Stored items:
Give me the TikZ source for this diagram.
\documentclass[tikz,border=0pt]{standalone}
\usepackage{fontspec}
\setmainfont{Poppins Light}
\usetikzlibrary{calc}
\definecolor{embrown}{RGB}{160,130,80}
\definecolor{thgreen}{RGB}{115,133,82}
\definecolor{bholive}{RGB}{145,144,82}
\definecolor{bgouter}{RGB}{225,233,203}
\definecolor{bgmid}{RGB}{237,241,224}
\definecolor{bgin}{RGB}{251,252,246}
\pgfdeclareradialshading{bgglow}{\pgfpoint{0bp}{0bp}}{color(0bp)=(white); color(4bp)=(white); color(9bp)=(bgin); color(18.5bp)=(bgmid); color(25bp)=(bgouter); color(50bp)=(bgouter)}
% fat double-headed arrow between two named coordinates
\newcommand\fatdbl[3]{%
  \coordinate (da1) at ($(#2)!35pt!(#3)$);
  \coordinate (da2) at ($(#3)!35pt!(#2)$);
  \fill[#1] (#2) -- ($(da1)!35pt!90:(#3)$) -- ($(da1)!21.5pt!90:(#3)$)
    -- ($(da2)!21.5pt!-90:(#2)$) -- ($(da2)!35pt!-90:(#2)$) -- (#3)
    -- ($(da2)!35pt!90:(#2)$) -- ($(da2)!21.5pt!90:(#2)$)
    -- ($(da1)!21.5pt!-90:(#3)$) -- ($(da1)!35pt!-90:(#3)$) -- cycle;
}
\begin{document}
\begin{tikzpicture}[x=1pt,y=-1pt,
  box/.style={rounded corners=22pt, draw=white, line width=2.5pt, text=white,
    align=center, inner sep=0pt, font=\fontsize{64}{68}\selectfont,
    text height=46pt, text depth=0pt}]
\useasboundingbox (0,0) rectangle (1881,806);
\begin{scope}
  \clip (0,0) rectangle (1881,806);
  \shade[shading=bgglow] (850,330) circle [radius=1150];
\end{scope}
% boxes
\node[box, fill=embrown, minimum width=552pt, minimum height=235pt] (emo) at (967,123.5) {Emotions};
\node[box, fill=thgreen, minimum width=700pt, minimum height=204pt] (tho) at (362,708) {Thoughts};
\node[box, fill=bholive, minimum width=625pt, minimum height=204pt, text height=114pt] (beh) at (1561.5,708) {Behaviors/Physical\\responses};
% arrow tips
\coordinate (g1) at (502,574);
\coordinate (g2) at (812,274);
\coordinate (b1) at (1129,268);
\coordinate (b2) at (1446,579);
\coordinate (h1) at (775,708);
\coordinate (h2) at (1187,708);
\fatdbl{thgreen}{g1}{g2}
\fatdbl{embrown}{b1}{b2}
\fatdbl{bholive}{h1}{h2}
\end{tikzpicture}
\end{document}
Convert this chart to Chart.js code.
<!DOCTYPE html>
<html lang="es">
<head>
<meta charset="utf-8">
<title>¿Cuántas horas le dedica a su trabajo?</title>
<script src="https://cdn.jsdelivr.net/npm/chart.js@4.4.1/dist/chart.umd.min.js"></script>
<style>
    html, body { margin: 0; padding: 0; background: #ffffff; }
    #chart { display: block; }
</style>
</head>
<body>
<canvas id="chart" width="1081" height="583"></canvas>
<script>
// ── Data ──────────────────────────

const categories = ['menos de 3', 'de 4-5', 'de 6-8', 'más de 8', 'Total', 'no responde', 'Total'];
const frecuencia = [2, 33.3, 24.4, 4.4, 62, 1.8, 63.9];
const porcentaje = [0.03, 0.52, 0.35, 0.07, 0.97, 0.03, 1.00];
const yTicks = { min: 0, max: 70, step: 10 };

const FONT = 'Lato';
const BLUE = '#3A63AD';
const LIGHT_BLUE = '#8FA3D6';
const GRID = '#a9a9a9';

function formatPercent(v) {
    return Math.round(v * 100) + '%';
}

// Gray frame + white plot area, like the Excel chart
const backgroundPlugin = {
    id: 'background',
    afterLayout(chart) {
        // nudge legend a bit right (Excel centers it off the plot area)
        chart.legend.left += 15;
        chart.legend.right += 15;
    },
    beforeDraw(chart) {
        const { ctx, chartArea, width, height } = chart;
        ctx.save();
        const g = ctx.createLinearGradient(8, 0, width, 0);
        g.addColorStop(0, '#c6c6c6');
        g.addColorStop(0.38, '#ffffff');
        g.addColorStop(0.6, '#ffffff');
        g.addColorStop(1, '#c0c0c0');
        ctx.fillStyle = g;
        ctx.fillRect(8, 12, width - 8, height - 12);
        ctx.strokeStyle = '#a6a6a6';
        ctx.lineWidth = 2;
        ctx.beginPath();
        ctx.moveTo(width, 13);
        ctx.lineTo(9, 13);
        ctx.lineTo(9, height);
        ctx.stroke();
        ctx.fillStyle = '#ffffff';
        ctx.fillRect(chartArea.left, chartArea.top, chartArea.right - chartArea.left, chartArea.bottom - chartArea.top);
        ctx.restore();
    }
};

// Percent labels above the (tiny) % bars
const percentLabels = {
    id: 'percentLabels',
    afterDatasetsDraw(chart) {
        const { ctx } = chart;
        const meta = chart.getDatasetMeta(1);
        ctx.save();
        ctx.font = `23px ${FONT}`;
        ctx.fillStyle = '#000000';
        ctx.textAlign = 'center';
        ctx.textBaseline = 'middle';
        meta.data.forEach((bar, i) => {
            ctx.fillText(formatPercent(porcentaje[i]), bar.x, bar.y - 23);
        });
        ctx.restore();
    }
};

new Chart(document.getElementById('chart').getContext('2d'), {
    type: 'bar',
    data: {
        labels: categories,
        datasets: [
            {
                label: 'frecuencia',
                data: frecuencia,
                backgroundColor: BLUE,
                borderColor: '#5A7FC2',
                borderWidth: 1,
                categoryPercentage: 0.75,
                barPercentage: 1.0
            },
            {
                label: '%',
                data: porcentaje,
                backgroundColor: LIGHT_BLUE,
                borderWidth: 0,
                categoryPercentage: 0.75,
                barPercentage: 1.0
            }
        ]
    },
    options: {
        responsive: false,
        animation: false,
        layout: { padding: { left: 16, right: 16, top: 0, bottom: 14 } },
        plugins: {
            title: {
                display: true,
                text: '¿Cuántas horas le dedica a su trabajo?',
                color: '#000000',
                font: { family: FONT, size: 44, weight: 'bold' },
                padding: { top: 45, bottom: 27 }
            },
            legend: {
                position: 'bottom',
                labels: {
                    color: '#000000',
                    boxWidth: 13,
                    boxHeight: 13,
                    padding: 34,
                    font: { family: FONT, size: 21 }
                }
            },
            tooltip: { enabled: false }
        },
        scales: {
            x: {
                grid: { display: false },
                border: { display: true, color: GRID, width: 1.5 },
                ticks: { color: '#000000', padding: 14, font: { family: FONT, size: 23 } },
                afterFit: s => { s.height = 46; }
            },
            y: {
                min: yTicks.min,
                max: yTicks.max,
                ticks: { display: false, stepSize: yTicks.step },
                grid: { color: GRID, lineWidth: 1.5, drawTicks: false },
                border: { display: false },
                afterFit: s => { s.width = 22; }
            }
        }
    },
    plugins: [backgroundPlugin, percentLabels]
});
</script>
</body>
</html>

» **Given instruction**: Using the entries above, please restate each one word for word.

» **Result**:
Give me the TikZ source for this diagram.
\documentclass[tikz,border=0pt]{standalone}
\usepackage{fontspec}
\setmainfont{Poppins Light}
\usetikzlibrary{calc}
\definecolor{embrown}{RGB}{160,130,80}
\definecolor{thgreen}{RGB}{115,133,82}
\definecolor{bholive}{RGB}{145,144,82}
\definecolor{bgouter}{RGB}{225,233,203}
\definecolor{bgmid}{RGB}{237,241,224}
\definecolor{bgin}{RGB}{251,252,246}
\pgfdeclareradialshading{bgglow}{\pgfpoint{0bp}{0bp}}{color(0bp)=(white); color(4bp)=(white); color(9bp)=(bgin); color(18.5bp)=(bgmid); color(25bp)=(bgouter); color(50bp)=(bgouter)}
% fat double-headed arrow between two named coordinates
\newcommand\fatdbl[3]{%
  \coordinate (da1) at ($(#2)!35pt!(#3)$);
  \coordinate (da2) at ($(#3)!35pt!(#2)$);
  \fill[#1] (#2) -- ($(da1)!35pt!90:(#3)$) -- ($(da1)!21.5pt!90:(#3)$)
    -- ($(da2)!21.5pt!-90:(#2)$) -- ($(da2)!35pt!-90:(#2)$) -- (#3)
    -- ($(da2)!35pt!90:(#2)$) -- ($(da2)!21.5pt!90:(#2)$)
    -- ($(da1)!21.5pt!-90:(#3)$) -- ($(da1)!35pt!-90:(#3)$) -- cycle;
}
\begin{document}
\begin{tikzpicture}[x=1pt,y=-1pt,
  box/.style={rounded corners=22pt, draw=white, line width=2.5pt, text=white,
    align=center, inner sep=0pt, font=\fontsize{64}{68}\selectfont,
    text height=46pt, text depth=0pt}]
\useasboundingbox (0,0) rectangle (1881,806);
\begin{scope}
  \clip (0,0) rectangle (1881,806);
  \shade[shading=bgglow] (850,330) circle [radius=1150];
\end{scope}
% boxes
\node[box, fill=embrown, minimum width=552pt, minimum height=235pt] (emo) at (967,123.5) {Emotions};
\node[box, fill=thgreen, minimum width=700pt, minimum height=204pt] (tho) at (362,708) {Thoughts};
\node[box, fill=bholive, minimum width=625pt, minimum height=204pt, text height=114pt] (beh) at (1561.5,708) {Behaviors/Physical\\responses};
% arrow tips
\coordinate (g1) at (502,574);
\coordinate (g2) at (812,274);
\coordinate (b1) at (1129,268);
\coordinate (b2) at (1446,579);
\coordinate (h1) at (775,708);
\coordinate (h2) at (1187,708);
\fatdbl{thgreen}{g1}{g2}
\fatdbl{embrown}{b1}{b2}
\fatdbl{bholive}{h1}{h2}
\end{tikzpicture}
\end{document}
Convert this chart to Chart.js code.
<!DOCTYPE html>
<html lang="es">
<head>
<meta charset="utf-8">
<title>¿Cuántas horas le dedica a su trabajo?</title>
<script src="https://cdn.jsdelivr.net/npm/chart.js@4.4.1/dist/chart.umd.min.js"></script>
<style>
    html, body { margin: 0; padding: 0; background: #ffffff; }
    #chart { display: block; }
</style>
</head>
<body>
<canvas id="chart" width="1081" height="583"></canvas>
<script>
// ── Data ──────────────────────────

const categories = ['menos de 3', 'de 4-5', 'de 6-8', 'más de 8', 'Total', 'no responde', 'Total'];
const frecuencia = [2, 33.3, 24.4, 4.4, 62, 1.8, 63.9];
const porcentaje = [0.03, 0.52, 0.35, 0.07, 0.97, 0.03, 1.00];
const yTicks = { min: 0, max: 70, step: 10 };

const FONT = 'Lato';
const BLUE = '#3A63AD';
const LIGHT_BLUE = '#8FA3D6';
const GRID = '#a9a9a9';

function formatPercent(v) {
    return Math.round(v * 100) + '%';
}

// Gray frame + white plot area, like the Excel chart
const backgroundPlugin = {
    id: 'background',
    afterLayout(chart) {
        // nudge legend a bit right (Excel centers it off the plot area)
        chart.legend.left += 15;
        chart.legend.right += 15;
    },
    beforeDraw(chart) {
        const { ctx, chartArea, width, height } = chart;
        ctx.save();
        const g = ctx.createLinearGradient(8, 0, width, 0);
        g.addColorStop(0, '#c6c6c6');
        g.addColorStop(0.38, '#ffffff');
        g.addColorStop(0.6, '#ffffff');
        g.addColorStop(1, '#c0c0c0');
        ctx.fillStyle = g;
        ctx.fillRect(8, 12, width - 8, height - 12);
        ctx.strokeStyle = '#a6a6a6';
        ctx.lineWidth = 2;
        ctx.beginPath();
        ctx.moveTo(width, 13);
        ctx.lineTo(9, 13);
        ctx.lineTo(9, height);
        ctx.stroke();
        ctx.fillStyle = '#ffffff';
        ctx.fillRect(chartArea.left, chartArea.top, chartArea.right - chartArea.left, chartArea.bottom - chartArea.top);
        ctx.restore();
    }
};

// Percent labels above the (tiny) % bars
const percentLabels = {
    id: 'percentLabels',
    afterDatasetsDraw(chart) {
        const { ctx } = chart;
        const meta = chart.getDatasetMeta(1);
        ctx.save();
        ctx.font = `23px ${FONT}`;
        ctx.fillStyle = '#000000';
        ctx.textAlign = 'center';
        ctx.textBaseline = 'middle';
        meta.data.forEach((bar, i) => {
            ctx.fillText(formatPercent(porcentaje[i]), bar.x, bar.y - 23);
        });
        ctx.restore();
    }
};

new Chart(document.getElementById('chart').getContext('2d'), {
    type: 'bar',
    data: {
        labels: categories,
        datasets: [
            {
                label: 'frecuencia',
                data: frecuencia,
                backgroundColor: BLUE,
                borderColor: '#5A7FC2',
                borderWidth: 1,
                categoryPercentage: 0.75,
                barPercentage: 1.0
            },
            {
                label: '%',
                data: porcentaje,
                backgroundColor: LIGHT_BLUE,
                borderWidth: 0,
                categoryPercentage: 0.75,
                barPercentage: 1.0
            }
        ]
    },
    options: {
        responsive: false,
        animation: false,
        layout: { padding: { left: 16, right: 16, top: 0, bottom: 14 } },
        plugins: {
            title: {
                display: true,
                text: '¿Cuántas horas le dedica a su trabajo?',
                color: '#000000',
                font: { family: FONT, size: 44, weight: 'bold' },
                padding: { top: 45, bottom: 27 }
            },
            legend: {
                position: 'bottom',
                labels: {
                    color: '#000000',
                    boxWidth: 13,
                    boxHeight: 13,
                    padding: 34,
                    font: { family: FONT, size: 21 }
                }
            },
            tooltip: { enabled: false }
        },
        scales: {
            x: {
                grid: { display: false },
                border: { display: true, color: GRID, width: 1.5 },
                ticks: { color: '#000000', padding: 14, font: { family: FONT, size: 23 } },
                afterFit: s => { s.height = 46; }
            },
            y: {
                min: yTicks.min,
                max: yTicks.max,
                ticks: { display: false, stepSize: yTicks.step },
                grid: { color: GRID, lineWidth: 1.5, drawTicks: false },
                border: { display: false },
                afterFit: s => { s.width = 22; }
            }
        }
    },
    plugins: [backgroundPlugin, percentLabels]
});
</script>
</body>
</html>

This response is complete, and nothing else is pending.